Jemari Telah Kaku
Jakarta, April 2014
Jemari ini terasa kaku untuk menekan tuts yang berjejer
huruf-huruf. Sebuah alasan klasik adalah penyebabnya, sibuk dengan urusan
pekerjaan dan tidak ada waktu untuk menulis. Kemarin dulu, biasanya ide untuk
menulis mengalir begitu saja di isi kepala sehingga tidak perlu waktu lama
untuk menuangkan unek-unek. Namun kali ini, ide-ide yang biasanya mengalir
deras di kepala telah mampat karena lama tidak diasah.
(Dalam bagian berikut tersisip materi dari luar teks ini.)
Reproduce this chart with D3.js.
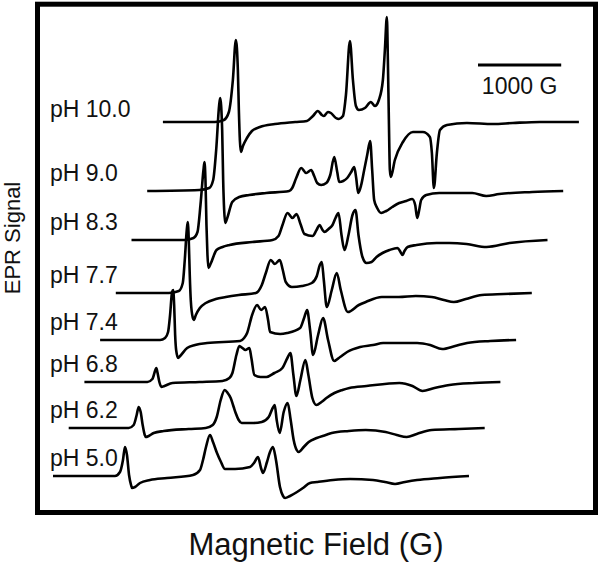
<html>
<head>
    <title>EPR spectra vs pH</title>
    <script src="https://d3js.org/d3.v7.min.js"></script>
    <style>
        body {
            margin: 0;
            background-color: white;
            font-family: Arial, "Liberation Sans", sans-serif;
        }
        svg text {
            fill: #111;
        }
    </style>
</head>
<body>
    <svg id="epr" width="600" height="565"></svg>

    <script>
        // spectra: [field (G, from start of sweep), signal (a.u.)]
        const labels = ["pH 10.0", "pH 9.0", "pH 8.3", "pH 7.7", "pH 7.4", "pH 6.8", "pH 6.2", "pH 5.0"];

        // vertical waterfall offset of each trace (signal units)
        const offsets = [354, 285, 236, 183, 136, 94, 48, 0];

        const ph100 = [[0,0],[625,0],[733,2],[793,10],[841,42],[877,82],[901,52],[913,12],[925,-18],[937,-30],
            [962,-24],[1010,-16],[1070,-9],[1166,-5],[1346,-2],[1590,0],[1731,1],[1803,6],[1863,11],[1911,7],
            [1935,6],[1983,10],[2019,9],[2079,4],[2115,3],[2164,6],[2200,27],[2248,81],[2284,42],[2320,16],
            [2356,12],[2428,14],[2500,20],[2548,16],[2596,22],[2644,42],[2668,72],[2692,105],[2704,62],[2716,2],
            [2728,-48],[2740,-55],[2788,-38],[2885,-20],[3005,-10],[3125,-10],[3209,-15],[3233,-31],[3257,-66],
            [3293,-31],[3330,-8],[3414,-3],[3654,-1],[3967,-2],[4207,-1],[4530,0],[5000,0]];

        const ph90 = [[0,0],[625,1],[745,3],[793,11],[829,41],[865,86],[877,93],[901,61],[913,11],[925,-19],
            [937,-32],[962,-27],[1022,-11],[1106,-6],[1226,-4],[1430,-2],[1707,0],[1743,3],[1791,13],[1851,23],
            [1911,18],[1971,21],[2007,15],[2043,8],[2091,6],[2152,8],[2200,16],[2248,34],[2284,19],[2308,9],
            [2356,10],[2404,13],[2452,19],[2488,24],[2512,13],[2536,-2],[2572,6],[2608,21],[2644,36],[2680,50],
            [2704,21],[2728,-9],[2764,-17],[2812,-22],[2873,-20],[2945,-16],[3029,-12],[3113,-10],[3185,-8],
            [3221,-14],[3245,-27],[3269,-19],[3293,-9],[3354,-4],[3510,-2],[3907,-2],[4075,-5],[4231,-3],
            [4628,-1],[5000,0]];

        const ph83 = [[0,0],[637,0],[745,2],[793,8],[829,35],[865,70],[877,78],[889,60],[901,15],[913,-15],
            [925,-28],[950,-24],[1022,-10],[1094,-7],[1178,-5],[1454,-2],[1695,0],[1767,4],[1815,15],[1875,27],
            [1935,22],[1983,26],[2031,16],[2079,6],[2176,4],[2224,10],[2260,15],[2296,10],[2320,8],[2368,11],
            [2416,15],[2452,22],[2488,27],[2524,5],[2560,-10],[2608,5],[2656,25],[2692,30],[2728,5],[2776,-17],
            [2825,-23],[2885,-22],[2945,-17],[3017,-13],[3101,-10],[3197,-8],[3233,-12],[3257,-15],[3281,-11],
            [3318,-7],[3426,-5],[3666,-3],[3822,-3],[4027,-4],[4267,-7],[4544,-3],[5000,0]];

        const ph77 = [[0,0],[637,0],[757,2],[805,10],[829,33],[853,63],[865,71],[877,53],[889,18],[901,-7],
            [926,-25],[938,-27],[962,-22],[1010,-15],[1082,-10],[1202,-6],[1322,-4],[1478,-2],[1683,0],[1755,8],
            [1803,20],[1863,33],[1911,29],[1971,33],[2007,23],[2043,11],[2116,6],[2236,7],[2356,10],[2416,17],
            [2452,28],[2476,31],[2500,13],[2536,-14],[2596,3],[2656,20],[2704,3],[2789,-19],[2921,-12],
            [3005,-9],[3197,-4],[3402,-4],[3606,-3],[3798,-4],[3943,-7],[4063,-9],[4207,-6],[4399,-2],
            [4664,-1],[5000,0]];

        const ph74 = [[0,0],[721,0],[781,2],[817,8],[841,25],[865,48],[878,50],[890,35],[902,5],[914,-10],
            [938,-18],[962,-16],[1046,-8],[1142,-5],[1286,-3],[1683,-1],[1731,2],[1767,7],[1827,25],[1887,35],
            [1935,30],[1983,33],[2019,20],[2043,8],[2164,6],[2248,7],[2404,12],[2452,22],[2488,30],[2524,10],
            [2560,-15],[2620,5],[2680,22],[2740,0],[2813,-21],[2885,-17],[2969,-12],[3125,-7],[3281,-5],
            [3402,-3],[3810,-3],[3967,-5],[4111,-9],[4267,-6],[4411,-3],[4688,-1],[5000,0]];

        const ph68 = [[0,0],[757,0],[817,3],[853,12],[865,14],[877,10],[901,0],[926,-5],[962,-4],[1058,-1],
            [1382,0],[1659,1],[1743,4],[1779,9],[1827,27],[1863,36],[1899,34],[1935,32],[1983,34],[2007,24],
            [2043,7],[2116,5],[2188,5],[2284,9],[2380,14],[2440,24],[2476,29],[2512,7],[2548,-14],[2596,2],
            [2656,22],[2692,7],[2740,-16],[2789,-23],[2849,-20],[2909,-16],[3005,-11],[3101,-8],[3185,-6],
            [3390,-4],[3786,-1],[3943,-4],[4063,-9],[4207,-6],[4387,-3],[4688,-1],[5000,0]];

        const ph62 = [[0,0],[721,0],[781,3],[817,13],[841,21],[865,16],[889,3],[914,-7],[926,-9],[962,-8],
            [1022,-5],[1142,-3],[1442,-1],[1647,0],[1731,3],[1779,11],[1827,28],[1875,38],[1911,35],[1947,30],
            [1983,21],[2007,15],[2043,8],[2079,5],[2224,5],[2320,6],[2404,11],[2452,20],[2476,23],[2500,8],
            [2536,-5],[2584,16],[2632,25],[2668,8],[2704,-12],[2740,-22],[2765,-24],[2825,-19],[2885,-14],
            [2981,-10],[3089,-7],[3161,-5],[3366,-3],[3570,-2],[3810,-4],[3943,-7],[4063,-9],[4183,-6],
            [4363,-2],[4688,-1],[5000,0]];

        const ph50 = [[0,0],[745,0],[805,4],[841,16],[865,29],[889,21],[914,1],[938,-9],[950,-12],[986,-11],
            [1046,-7],[1166,-4],[1370,-2],[1683,1],[1767,6],[1803,16],[1839,29],[1887,41],[1923,34],[1971,23],
            [2019,14],[2067,7],[2188,7],[2368,9],[2416,13],[2464,19],[2500,8],[2524,3],[2572,14],[2608,24],
            [2644,29],[2680,16],[2728,-11],[2765,-20],[2789,-22],[2849,-20],[2933,-16],[3005,-12],[3089,-7],
            [3173,-6],[3366,-4],[3570,-3],[3846,-4],[3990,-6],[4111,-8],[4231,-6],[4375,-4],[4652,-2],[5000,0]];

        const spectra = [ph100, ph90, ph83, ph77, ph74, ph68, ph62, ph50];
        const scaleBarG = 1000;

        const svg = d3.select("#epr");

        // field scale for the bottom trace, signal scale shared by all traces
        const x = d3.scaleLinear().domain([0, 5000]).range([53, 469]);
        const y = d3.scaleLinear().domain([0, 100]).range([476, 376]);
        const stepX = 15.7; // waterfall shift per trace

        // frame
        svg.append("rect")
            .attr("x", 37.5)
            .attr("y", 4.2)
            .attr("width", 558)
            .attr("height", 508.3)
            .attr("fill", "none")
            .attr("stroke", "#000")
            .attr("stroke-width", 5);

        const line = d3.line()
            .x(d => x(d[0]))
            .y(d => y(d[1]))
            .curve(d3.curveMonotoneX);

        spectra.forEach((s, i) => {
            const k = spectra.length - 1 - i;
            svg.append("path")
                .datum(s.map(d => [d[0], d[1] + offsets[i]]))
                .attr("transform", "translate(" + (k * stepX) + ",0)")
                .attr("d", line)
                .attr("fill", "none")
                .attr("stroke", "#000")
                .attr("stroke-width", 2.6)
                .attr("stroke-linejoin", "round");

            svg.append("text")
                .attr("x", 50)
                .attr("y", y(offsets[i]) - (i === 0 ? 5 : 10))
                .style("font-size", "23px")
                .text(labels[i]);
        });

        // 1000 G scale bar
        const barX = 478;
        svg.append("line")
            .attr("x1", barX)
            .attr("x2", barX + x(scaleBarG) - x(0))
            .attr("y1", 65)
            .attr("y2", 65)
            .attr("stroke", "#000")
            .attr("stroke-width", 3);
        svg.append("text")
            .attr("x", barX + (x(scaleBarG) - x(0)) / 2)
            .attr("y", 94)
            .attr("text-anchor", "middle")
            .style("font-size", "23px")
            .text(scaleBarG + " G");

        // axis titles
        svg.append("text")
            .attr("transform", "translate(20,238) rotate(-90)")
            .attr("text-anchor", "middle")
            .style("font-size", "22px")
            .text("EPR Signal");

        svg.append("text")
            .attr("x", 316)
            .attr("y", 555)
            .attr("text-anchor", "middle")
            .style("font-size", "31px")
            .text("Magnetic Field (G)");
    </script>
</body>
</html>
Analogi mata pisau dapat
diambil sebagai contohnya, jika lama tidak digunakan untuk mengiris maka lama
kelamaan akan berkarat.
Namun, semakin lama pisau dibiarkan bukankah justru akan semakin
tambah berkatar dan akhirnya keropos? Setidaknya analogi itulah yang cukup
menggambarkan kondisi saya sekarang ini sebagai titik balik untuk kembali
menulis. Suatu hari, ditengah kesibukan saya bekerja, saya melihat sebuah buku
yang tergeletak di atas meja rekan saya. Awalnya hanya membaca judul sekilas
pandang saja, sebuah judul yang sebenarnya biasa saja namun setelah sedikit
mencerna maknanya, saya tertarik untuk membaca isinya. Halaman demi halaman
saya baca, sampai pada akhirnya saya berhasil membaca keseluruhan isi buku
tipis tersebut. Buku kecil tentang motivasi untuk menulis. Tidak ada komentar
sedikitpun mengenai isi buku tersebut, saya mengangguk-angguk dan mengiyakan
saja dalam hati. Karena memang apa yang dipaparkan dalam buku tersebut hampir
semuanya merefleksikan kondisi saya saat ini.
Inoris memang, sayapun menyadari bahwa sekarang ini produktifitas
dalam hal menulis bisa dibilang nol. Kalaupun ada ide yang muncul di isi
kepala, dapat dipastikan bahwa hal itu hanyalah sebuah goresan imajiner yang
akan terhapus oleh pergerakan jarum jam. Letupan-letupan ide yang kadang muncul
tak terbendung seringkali menguap begitu saja, terbang lalu hilang.